3. Don’t Worry. Failure is Supposed to Hurt
No matter how well the early part of your career starts, everyone eventually arrives at that moment when your stomach drops through the floor – and when, plain and simple, you’ve blown it. Gary says those who tritely advise us to “embrace failure” are just missing the point. Failure properly stings.
“At the time you feel it’s catastrophic,” he accepts. “And it’s all very well for me to say, don’t dwell on it, but those first few times it happens it’s all-consuming. You do believe it’s the end of the world, because you’ve set yourself this goal or they’ve been set for you, then you’ve put yourself in a situation where you said or did the wrong thing, and haven’t achieved it. You do dwell on it.”
Yet the bruises can over time be meaningful too. “It takes those failures, of which I’ve had my fair share, for you to realise that the world doesn’t come to an end,” he notes. “You’re better off learning from the experience rather than dwelling on it: and then getting back out there.”
And those who take failure too easily? Maybe they’re not invested enough. “Some people don’t dwell on it at all,” he adds. “But if you don’t care enough, then you’re not striving to do your best – and you’re never going to fulfil your potential. So in that way it’s a good thing to care about it.”
4. Your Mindset Will Make the Difference
One thing however is clear: a sales environment is not for people with a predominantly negative outlook. While psychology may not be key to sales, training yourself to believe, certainly can be.
“To be successful in sales, you’ve got to have a very positive mindset, plus a certain self-belief,” Gary advises. These qualities will come about thanks to a mix of preparation and practice, he notes. “And it’s about proving to yourself that you have the skills and the capabilities to do the task at hand. Of course that takes time, but practice will give you the confidence to say, ‘Yeah I can do this.’”

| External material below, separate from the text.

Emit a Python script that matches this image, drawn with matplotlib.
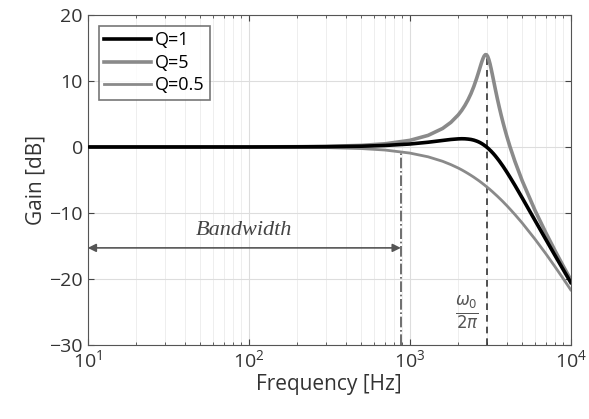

Ultimately, this awareness can prove a real asset. “You’ll have got the mindset to say, ‘This is achievable, this is attainable.’ Which is a powerful thing to know.”
5. If it’s Fun, Roll With It
In 33 years advising people on their careers, Gary advises that while it’s good to have a goal starting out, being willing to adapt to the environment around you, can be the secret to a meaningful career. In short: if it’s proving to be fun, it may just be right for you.
“A lot of the time, people come to us not really knowing what they’re looking for. Or they come with perceived ideas on what they want to do next,” he says. “The reality is, there are probably two-to-three other things they could be doing, which they haven’t been exposed to.”
“The fun of it, and the fulfilment, is being able to provide opportunities to individuals that they’d have never even considered they’d be capable of – or even knew the role existed.”
Walking into a company that in 1984 was 200 people, he says this was his own experience too. “I didn’t join Michael Page with a view that I’d be here longer than 18 months to two years. I had no real understanding of what recruitment consultants did. But what attracted me to it was the opportunity as it was described to me, and how if I was successful, I could help grow and develop businesses.”
“The fact I’m still here 33 years later, with around 6,000 people in the company, and having worked in four continents, is a testament to the people I’ve worked with along the way. But it certainly wasn’t quite what I was thinking when I walked through the front door,” he notes. “I guess I was open to give it a go.”